Role Description:
We are seeking a Senior Data Engineer with expertise in Graph Data technologies to join our data engineering team and contribute to the development of scalable, high-performance data pipelines and advanced data models that power next-generation applications and analytics. This role combines core data engineering skills with specialized knowledge in graph data structures, graph databases, and relationship-centric data modeling, enabling the organization to leverage connected data for deep insights, pattern detection, and advanced analytics use cases. The ideal candidate will have a strong background in data architecture, big data processing, and Graph technologies and will work closely with data scientists, analysts, architects, and business stakeholders to design and deliver graph-based data engineering solutions.
Roles & Responsibilities:
- Design, build, and maintain robust data pipelines using Databricks (Spark, Delta Lake, PySpark) for complex graph data processing workflows.
- Own the implementation of graph-based data models, capturing complex relationships and hierarchies across domains.
- Build and optimize Graph Databases such as Stardog, Neo4j, Marklogic or similar to support query performance, scalability, and reliability.
- Implement graph query logic using SPARQL, Cypher, Gremlin, or GSQL, depending on platform requirements.
- Collaborate with data architects to integrate graph data with existing data lakes, warehouses, and lakehouse architectures.
- Work closely with data scientists and analysts to enable graph analytics, link analysis, recommendation systems, and fraud detection use cases.
- Develop metadata-driven pipelines and lineage tracking for graph and relational data processing.
- Ensure data quality, governance, and security standards are met across all graph data initiatives.

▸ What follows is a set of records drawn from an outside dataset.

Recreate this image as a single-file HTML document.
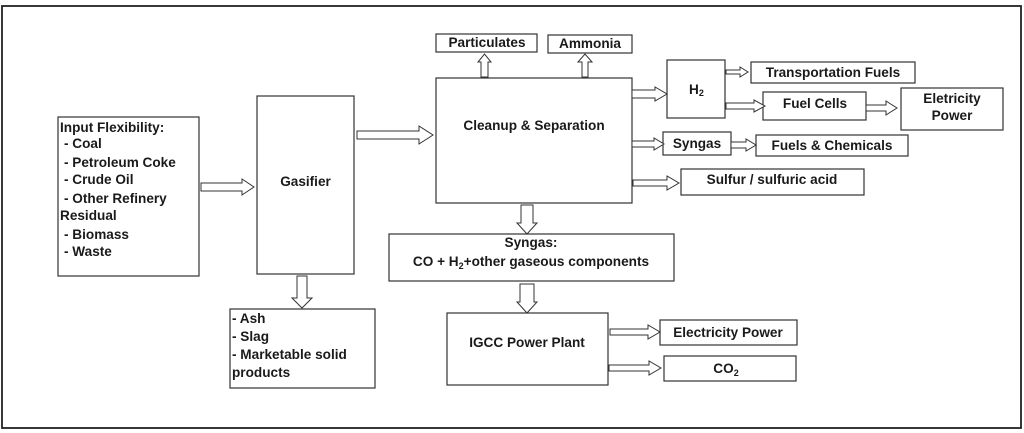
<!DOCTYPE html>
<html><head><meta charset="utf-8"><style>
html,body{margin:0;padding:0;background:#fff;}
svg{display:block;}
text{font-family:"Liberation Sans",Arial,sans-serif;font-weight:bold;font-size:13.6px;fill:#1a1a1a;}
</style></head><body>
<svg width="1024" height="433" viewBox="0 0 1024 433" xmlns="http://www.w3.org/2000/svg">
<rect x="2" y="6" width="1019" height="422" fill="#fff" stroke="#222" stroke-width="1.8"/>
<g fill="#fff" stroke="#333" stroke-width="1.2">
<rect x="58" y="117" width="141" height="159"/>
<rect x="257" y="96" width="97" height="178"/>
<rect x="436" y="78" width="196" height="125"/>
<rect x="436" y="34" width="101" height="18"/>
<rect x="548" y="35" width="84" height="18"/>
<rect x="230" y="309" width="145" height="79"/>
<rect x="389" y="234" width="285" height="47"/>
<rect x="447" y="313" width="161" height="72"/>
<rect x="660" y="320" width="137" height="25"/>
<rect x="664" y="356" width="132" height="25"/>
<rect x="667" y="60" width="58" height="58"/>
<rect x="751" y="62" width="164" height="21"/>
<rect x="763" y="92" width="103" height="28"/>
<rect x="901" y="88" width="102" height="42"/>
<rect x="663" y="132" width="68" height="23"/>
<rect x="756" y="135" width="152" height="21"/>
<rect x="681" y="169" width="183" height="26"/>
</g>
<g fill="#fff" stroke="#333" stroke-width="1">
<polygon points="201,183 242,183 242,179 254,187 242,195 242,191 201,191"/>
<polygon points="357,131 419,131 419,126 433,135 419,144 419,139 357,139"/>
<polygon points="632,90 655,90 655,87 667,94 655,101 655,98 632,98"/>
<polygon points="726,70 740,70 740,67 748,72 740,77 740,74 726,74"/>
<polygon points="726,103 754,103 754,100 765,106 754,112 754,109 726,109"/>
<polygon points="866,105 886,105 886,101 897,108 886,115 886,111 866,111"/>
<polygon points="632,141 654,141 654,138 664,144 654,150 654,147 632,147"/>
<polygon points="731,142 746,142 746,139 756,145 746,151 746,148 731,148"/>
<polygon points="633,180 667,180 667,176 679,183 667,190 667,186 633,186"/>
<polygon points="610,329 648,329 648,325 660,332 648,339 648,335 610,335"/>
<polygon points="609,365 649,365 649,361 661,368 649,375 649,371 609,371"/>
<polygon points="481,77 481,62 478,62 484.5,54 491,62 488,62 488,77"/>
<polygon points="582,77 582,62 578,62 585,54 592,62 588,62 588,77"/>
<polygon points="297,276 297,298 292,298 302,308 312,298 307,298 307,276"/>
<polygon points="521,205 521,223 517,223 527,234 537,223 533,223 533,205"/>
<polygon points="520,284 520,302 517,302 527,313 537,302 534,302 534,284"/>
</g>
<text x="60" y="132">Input Flexibility:</text>
<text x="64" y="148">- Coal</text>
<text x="64" y="167">- Petroleum Coke</text>
<text x="64" y="184">- Crude Oil</text>
<text x="64" y="203">- Other Refinery</text>
<text x="60" y="220">Residual</text>
<text x="64" y="239">- Biomass</text>
<text x="64" y="256">- Waste</text>
<text x="305.5" y="186" text-anchor="middle">Gasifier</text>
<text x="534" y="130" text-anchor="middle">Cleanup &amp; Separation</text>
<text x="487" y="47" text-anchor="middle">Particulates</text>
<text x="590" y="48" text-anchor="middle">Ammonia</text>
<text x="232" y="323">- Ash</text>
<text x="232" y="341">- Slag</text>
<text x="232" y="359">- Marketable solid</text>
<text x="232" y="377">products</text>
<text x="531" y="247" text-anchor="middle">Syngas:</text>
<text x="531" y="266" text-anchor="middle">CO + H<tspan font-size="9" dy="3">2</tspan><tspan dy="-3">+other gaseous components</tspan></text>
<text x="527" y="347" text-anchor="middle">IGCC Power Plant</text>
<text x="728" y="337" text-anchor="middle">Electricity Power</text>
<text x="726" y="373" text-anchor="middle">CO<tspan font-size="9" dy="3">2</tspan></text>
<text x="689" y="94">H<tspan font-size="9" dy="2">2</tspan></text>
<text x="833" y="77" text-anchor="middle">Transportation Fuels</text>
<text x="815" y="108" text-anchor="middle">Fuel Cells</text>
<text x="952" y="103" text-anchor="middle">Eletricity</text>
<text x="952" y="120" text-anchor="middle">Power</text>
<text x="697" y="148" text-anchor="middle">Syngas</text>
<text x="832" y="150" text-anchor="middle">Fuels &amp; Chemicals</text>
<text x="772" y="184" text-anchor="middle">Sulfur / sulfuric acid</text>
</svg>
</body></html>
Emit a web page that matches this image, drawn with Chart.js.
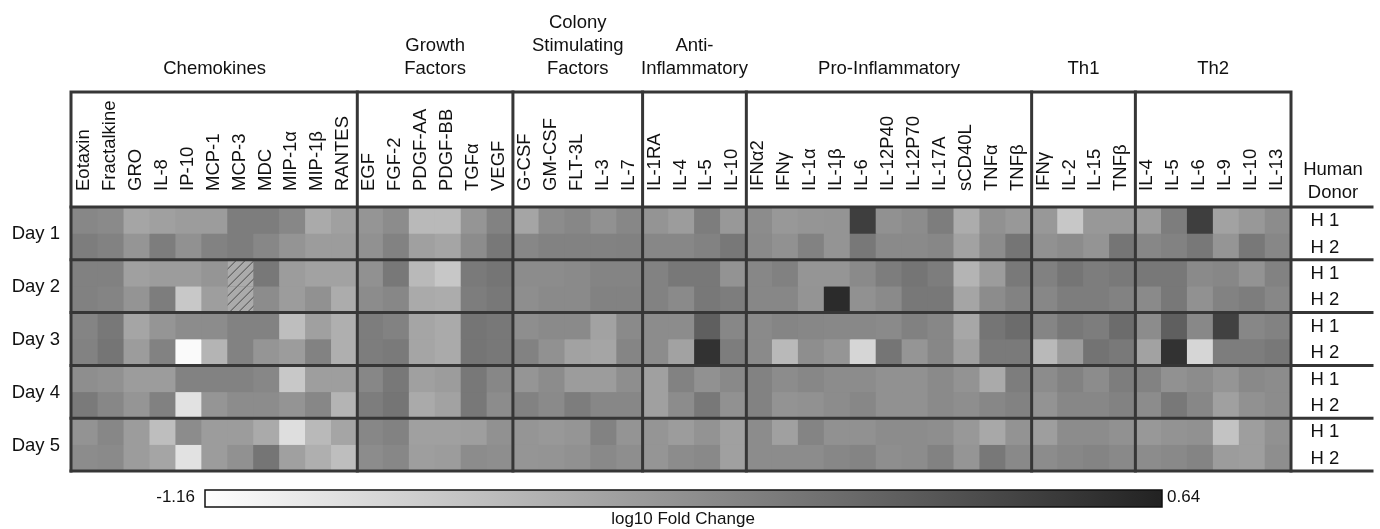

- Mentor junior engineers and contribute to data engineering best practices, especially around graph-centric patterns and technologies.
- Stay up to date with the latest developments in graph technology, graph ML, and network analytics.
What we expect of you
Must-Have Skills:
- Hands-on experience in Databricks, including PySpark, Delta Lake, and notebook-based development.
- Hands-on experience with graph database platforms such as Stardog, Neo4j, Marklogic etc.
- Strong understanding of graph theory, graph modeling, and traversal algorithms
- Proficiency in workflow orchestration, performance tuning on big data processing
- Strong understanding of AWS services
- Ability to quickly learn, adapt and apply new technologies with strong problem-solving and analytical skills
- Excellent collaboration and communication skills, with experience working with Scaled Agile Framework (SAFe), Agile delivery practices, and DevOps practices.
Good-to-Have Skills:
- Good to have deep expertise in Biotech & Pharma industries
- Experience in writing APIs to make the data available to the consumers
- Experienced with SQL/NOSQL database, vector database for large language models
- Experienced with data modeling and performance tuning for both OLAP and OLTP databases
- Experienced with software engineering best-practices, including but not limited to version control (Git, Subversion, etc.), CI/CD (Jenkins, Maven etc.), automated unit testing, and Dev Ops
Education and Professional Certifications
- Masters degree and 3 to 4 + years of Computer Science, IT or related field experience
- Bachelors degree and 5 to 8 + years of Computer Science, IT or related field experience
- AWS Certified Data Engineer preferred
- Databricks Certificate preferred
- Scaled Agile SAFe certification preferred
Soft Skills:
- Excellent analytical and troubleshooting skills.
- Strong verbal and written communication skills
- Ability to work effectively with global, virtual teams
- High degree of initiative and self-motivation.
- Ability to manage multiple priorities successfully.
- Team-oriented, with a focus on achieving team goals.
- Ability to learn quickly, be organized and detail oriented.
- Strong presentation and public speaking skills.